The BSS Group Limited
- Trade name: BSS
- Company type: Subsidiary
- Industry: Building materials
- Founded: 1899
- Headquarters: Northampton, England, UK
- Owner: Travis Perkins Group
- Website: www.bssindustrial.co.uk

= BSS Industrial =

British specialist distributor

BSS Industrial is a British specialist distributor of heating, ventilation, pipeline and mechanical services equipment, based in Leicester. The business had previously operated as part of the BSS Group prior to its acquisition by the Travis Perkins Group in December 2010.

==History==
The company was founded in the East Midlands in 1899 as British Steam Specialties. During 2001, the firm underwent restructuring. During the early to mid 2000s, BSS Group reported strong financial performance, which often exceeded market expectations, and was partially attributed to the British government's spending on social housing, public health and education schemes. On the back of this performance, BSS entered the FTSE 250 Index in 2005.
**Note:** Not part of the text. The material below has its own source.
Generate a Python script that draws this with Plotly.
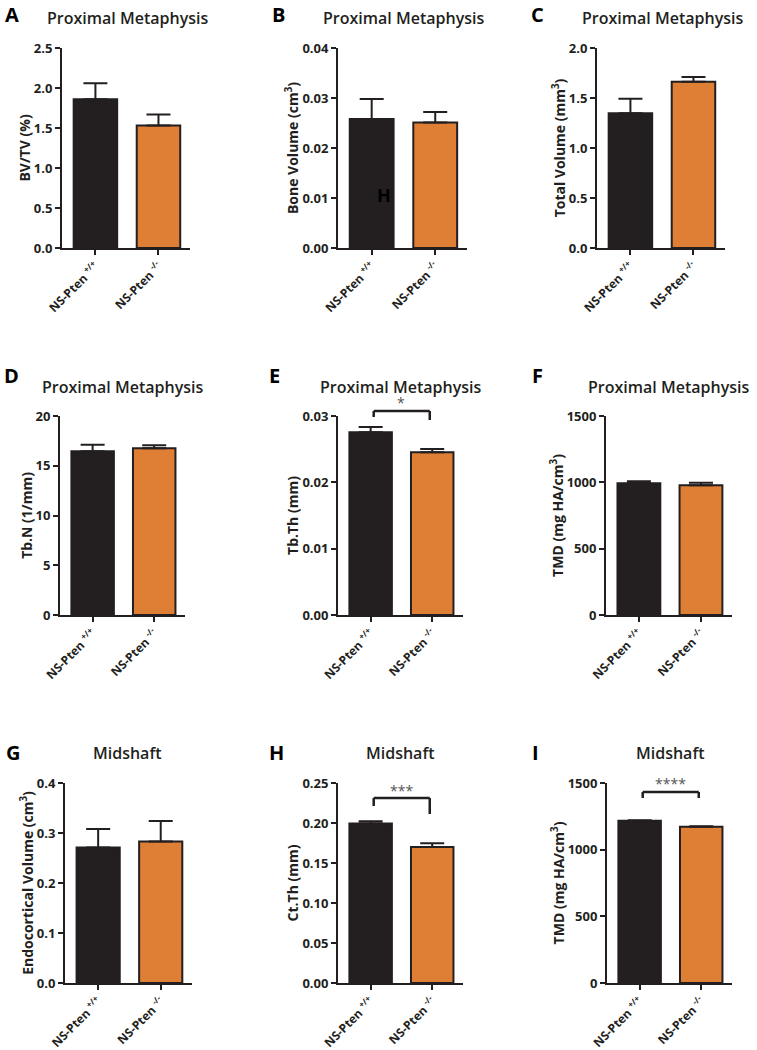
import plotly.graph_objects as go

W, H = 757, 1050

# groups
groups = ["NS-Pten <sup>+/+</sup>", "NS-Pten <sup>-/-</sup>"]
bar_colors = ["#231f20", "#df7f36"]

# panel letters, titles, y titles
letters = ["A", "B", "C", "D", "E", "F", "G", "H", "I"]
titles = ["Proximal Metaphysis"] * 6 + ["Midshaft"] * 3
ytitles = [
    "BV/TV (%)",
    "Bone Volume (cm<sup>3</sup>)",
    "Total Volume (mm<sup>3</sup>)",
    "Tb.N (1/mm)",
    "Tb.Th (mm)",
    "TMD (mg HA/cm<sup>3</sup>)",
    "Endocortical Volume (cm<sup>3</sup>)",
    "Ct.Th (mm)",
    "TMD (mg HA/cm<sup>3</sup>)",
]

# means and SEM (upper error)
bvtv = [1.86, 1.53]
bvtv_sem = [0.20, 0.14]
bone_vol = [0.0258, 0.0251]
bone_vol_sem = [0.0040, 0.0021]
total_vol = [1.347, 1.663]
total_vol_sem = [0.146, 0.047]
tbn = [16.45, 16.75]
tbn_sem = [0.67, 0.31]
tbth = [0.02754, 0.02453]
tbth_sem = [0.0008, 0.0005]
tmd_pm = [993, 978]
tmd_pm_sem = [15, 18]
endo_vol = [0.271, 0.283]
endo_vol_sem = [0.037, 0.041]
ctth = [0.1994, 0.1701]
ctth_sem = [0.0029, 0.0047]
tmd_mid = [1216, 1171]
tmd_mid_sem = [5, 5]

values = [bvtv, bone_vol, total_vol, tbn, tbth, tmd_pm, endo_vol, ctth, tmd_mid]
sems = [bvtv_sem, bone_vol_sem, total_vol_sem, tbn_sem, tbth_sem, tmd_pm_sem,
        endo_vol_sem, ctth_sem, tmd_mid_sem]

# axis setup
ymax = [2.5, 0.04, 2.0, 20, 0.03, 1500, 0.4, 0.25, 1500]
dticks = [0.5, 0.01, 0.5, 5, 0.01, 500, 0.1, 0.05, 500]
formats = [".1f", ".2f", ".1f", "d", ".2f", "d", ".1f", ".2f", "d"]

# significance: panel index -> stars
signif = {4: "*", 7: "***", 8: "****"}

# plot area boxes in pixels (left, right, top, bottom)
boxes = [
    (62, 190, 48, 248), (338, 467, 48, 248), (597, 725, 48, 248),
    (60, 185, 416, 615), (338, 463, 416, 615), (606, 732, 416, 615),
    (65, 192, 783, 983), (338, 463, 783, 983), (607, 732, 783, 983),
]
title_pos = [
    (127, 18), (403, 18), (662, 18),
    (122, 387), (400, 387), (668, 387),
    (127, 753), (400, 753), (670, 753),
]
letter_pos = [
    (12, 15), (278, 15), (537, 15),
    (11, 376), (274, 376), (537, 376),
    (13, 752), (276, 752), (535, 752),
]
# bracket geometry in y-domain units: (top, left leg end, right leg end, star)
bracket = {
    4: (1.025, 0.995, 0.98, 1.01),
    7: (0.925, 0.885, 0.845, 0.905),
    8: (0.955, 0.925, 0.925, 0.94),
}

ink = "#231f20"
font_family = "'Open Sans', Arial, sans-serif"

fig = go.Figure()
layout = dict(
    width=W, height=H,
    margin=dict(l=0, r=0, t=0, b=0, autoexpand=False),
    paper_bgcolor="white", plot_bgcolor="white",
    showlegend=False,
    font=dict(family=font_family, color=ink),
)
annotations = []
shapes = []

for i in range(9):
    n = i + 1
    xa = "x" if n == 1 else f"x{n}"
    ya = "y" if n == 1 else f"y{n}"
    l, r, t, b = boxes[i]

    fig.add_trace(go.Bar(
        x=[0, 1], y=values[i],
        width=0.69,
        marker=dict(color=bar_colors, line=dict(color=ink, width=2)),
        error_y=dict(type="data", symmetric=False, array=sems[i], arrayminus=[0, 0],
                     color=ink, thickness=2, width=12),
        xaxis=xa, yaxis=ya,
    ))

    layout["xaxis" if n == 1 else f"xaxis{n}"] = dict(
        domain=[l / W, r / W], anchor=ya, automargin=False,
        range=[-0.53, 1.5], tickmode="array", tickvals=[0, 1], ticktext=groups,
        tickangle=-45, ticks="outside", ticklen=5, tickwidth=2, tickcolor=ink,
        showline=True, linewidth=2, linecolor=ink, showgrid=False, zeroline=False,
        tickfont=dict(size=12, weight=700, color=ink),
        fixedrange=True,
    )
    layout["yaxis" if n == 1 else f"yaxis{n}"] = dict(
        domain=[1 - b / H, 1 - t / H], anchor=xa, automargin=False,
        range=[0, ymax[i]], dtick=dticks[i], tick0=0, tickformat=formats[i],
        ticks="outside", ticklen=5, tickwidth=2, tickcolor=ink,
        showline=True, linewidth=2, linecolor=ink, showgrid=False, zeroline=False,
        tickfont=dict(size=13, weight=700, color=ink),
        title=dict(text=ytitles[i], standoff=0, font=dict(size=14, weight=700, color=ink)),
        fixedrange=True,
    )

    tx, ty = title_pos[i]
    annotations.append(dict(
        text=titles[i], x=tx / W, y=1 - ty / H, xref="paper", yref="paper",
        xanchor="center", yanchor="middle", showarrow=False,
        font=dict(size=16, weight=600, color=ink),
    ))
    lx, ly = letter_pos[i]
    annotations.append(dict(
        text=letters[i], x=lx / W, y=1 - ly / H, xref="paper", yref="paper",
        xanchor="center", yanchor="middle", showarrow=False,
        font=dict(size=20, weight=700, color="black"),
    ))

    if i in signif:
        top, l0, l1, sy = bracket[i]
        yd = f"{ya} domain"
        bx0, bx1 = 0.05, 0.96
        for path in [
            dict(x0=bx0, x1=bx1, y0=top, y1=top),
            dict(x0=bx0, x1=bx0, y0=top, y1=l0),
            dict(x0=bx1, x1=bx1, y0=top, y1=l1),
        ]:
            shapes.append(dict(type="line", xref=xa, yref=yd,
                               line=dict(color=ink, width=2.5), **path))
        annotations.append(dict(
            text=signif[i], x=0.5, y=sy, xref=xa, yref=yd,
            xanchor="center", yanchor="bottom", showarrow=False,
            font=dict(size=14, color="#555555"),
        ))

# stray letter in panel B
annotations.append(dict(
    text="H", x=384 / W, y=1 - 195 / H, xref="paper", yref="paper",
    xanchor="center", yanchor="middle", showarrow=False,
    font=dict(size=18, weight=700, color="black"),
))

layout["annotations"] = annotations
layout["shapes"] = shapes
fig.update_layout(**layout)

fig.write_html("out.html", config={"displayModeBar": False},
               post_script="document.body.style.margin='0';")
BSS completed numerous acquisitions around this period; these included UBM Cadel (rebranded as PTS) in 1999, specialist valve distributors Pegler & Louden in December 2003, Price Tools and Spendlove C Jebb in 2006, Buck & Hickman in 2007 (subsequently sold in 2011 by the new owners of BSS), Birchwood Products in 2008, Direct Heating Spares in 2009, and UGS, a privately owned underground drainage merchant, in 2010.

In response to the start of the Great Recession in 2008, which caused a slow down in the wider construction market, BSS gave notice of possible job cuts in response to declining profitability. In 2010, it was reported that profits had sharply increased at the company.

On 28 May 2010, the board of BSS Group accepted an indicative £553 million takeover offer from the UK-based builders' merchant Travis Perkins. This transaction, which was subject to approval from the Office of Fair Trading, was completed on 14 December 2010, at which point BSS Group shares were delisted from the London Stock Exchange.

==Operations==
BSS Industrial is a supplier of pipeline, process, heating and mechanical services equipment. Its customers range from large national contractors to small, local independents. The company's primary route to market is via a nationwide network of 63 branches. BSS has operated a central warehouse in Lutterworth alongside its dedicated distribution centre in Coventry.